正文
小事情大麻烦: 帮朋友忙要不要收钱
久住难为人。客人待得太久,难免遭人厌烦。人们认为你会无限期地继续扮演顾问、咨询师、治疗师、问题解决达人或生活教练的角色,最终将给你带来过于沉重的负担。分享你最初的想法、无偿提供一些有益的建议之后,改变这种状态是完全合情合理。
If the advice you're providing is directly related to your profession or your side hustle, then be upfront and acknowledge you'll need to put together an agreement to make sure you're compensated for your time and energy going forward. If the advice relates simply to a natural talent or hobby but not how you earn your keep, you're still entitled to be compensated.

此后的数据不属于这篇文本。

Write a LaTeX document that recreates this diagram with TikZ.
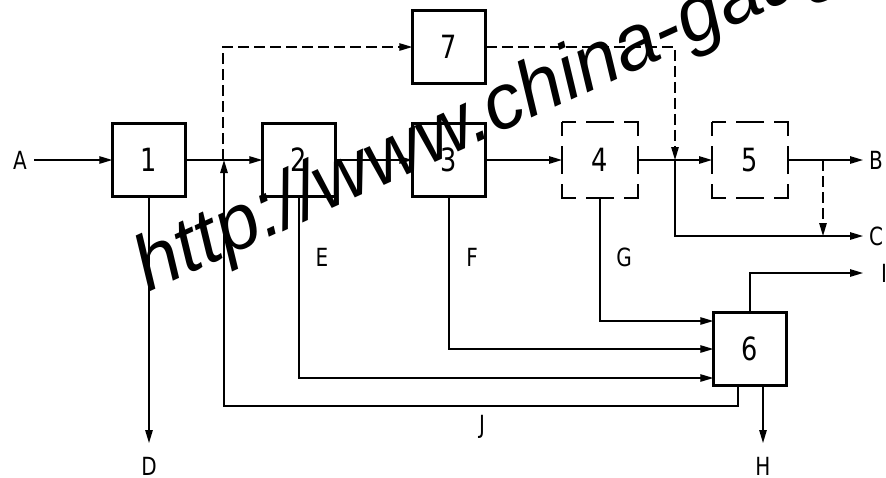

如果你提供的建议直接关系到你的专业或者你的副业,那就坦白直言,承认你需要达成一项协议,确保你付出的时间和精力能够获得报酬。如果这些建议只是涉及你的天赋或爱好,但是并不是你的谋生之道,你也仍然有权得到补偿。
Once you've established your inability to provide bottomless advice for free, you can then soften the blow. State that you're willing to stay involved on a more casual level for free and serve as a background adviser. This shows you to be generous and genuine in wanting to help while at the same time protecting your professional integrity. It also gives your friend a way to save face if they never had any intention of paying you in the first place.
一旦向人明确,你不能毫无限制地免费提供意见,你就可以减轻对别人的伤害。你可以表态,愿意继续以更轻松自在的方式提供免费意见,担任后备顾问的角色。一方面,这样做显示了你的慷慨大度,真心诚意地愿意帮助别人,另一方面也维护了你的职业操守。如果朋友们从来没有想过向你付钱的话,这种方式还让你的朋友保全了面子。
Offering over-the-shoulder advice after the more formal "you-should-pay-me" route communicates that there's a difference between pinging you occasionally with questions and taxing you regularly with real or meaningful work that you should be compensated for.
“你应该付钱给我。”经过这样的交流,以后再蜻蜓点水地继续提供建议,这样就可以传达出一个信息:偶尔麻烦你解决问题和经常让你从事原本应该得到报酬的真正或有意义的工作,两者之间是有区别的。
Lastly, go ahead and recommend others who might help your friend's cause. This demonstrates that you're not trying to profiteer here -- you genuinely have your buddy's best interest at heart. Perhaps working together formally is just too awkward or uncomfortable, perhaps you don't have the time or capacity no matter the financial arrangement, or perhaps you're really not the best person for the job. Whatever the case, you probably know someone who can help.
最后,推荐其他可能对你朋友的事业有所帮助的人。这表明你并不想借此牟取暴利——你真诚地关心好友的核心利益。也许只是因为双方正式的合作会觉得太尴尬,或者让人感到不舒服,也许你单纯只是因为没有时间或者能力解决问题,跟钱没有关系,又也许你并不是做这份工作的最好人选。无论是哪种情况,你都可能认识某个能够帮上忙的人。
You owe it to yourself to not undermine the value of your time. While you're happy to give and share advice when appropriate, you're not in the business of being taken for a ride. Have enough self-respect and confidence to value your time and energy appropriately and help out when you can. But don't feel forced to do Aunt Edna's taxes year after year, write Johnny college essays, or give legal advice for free.
你要努力不贬低自己的时间价值。尽管你很高兴在适当的时候做出贡献和分享建议,但是你并不愿意白白被别人利用。你有足够的自尊和信心,合理地珍惜你的时间和精力,在你力所能及的时候提供帮助。但是不要觉得自己被迫年复一年地为艾德娜阿姨报税,为约翰尼写大学论文,或者免费提供法律意见。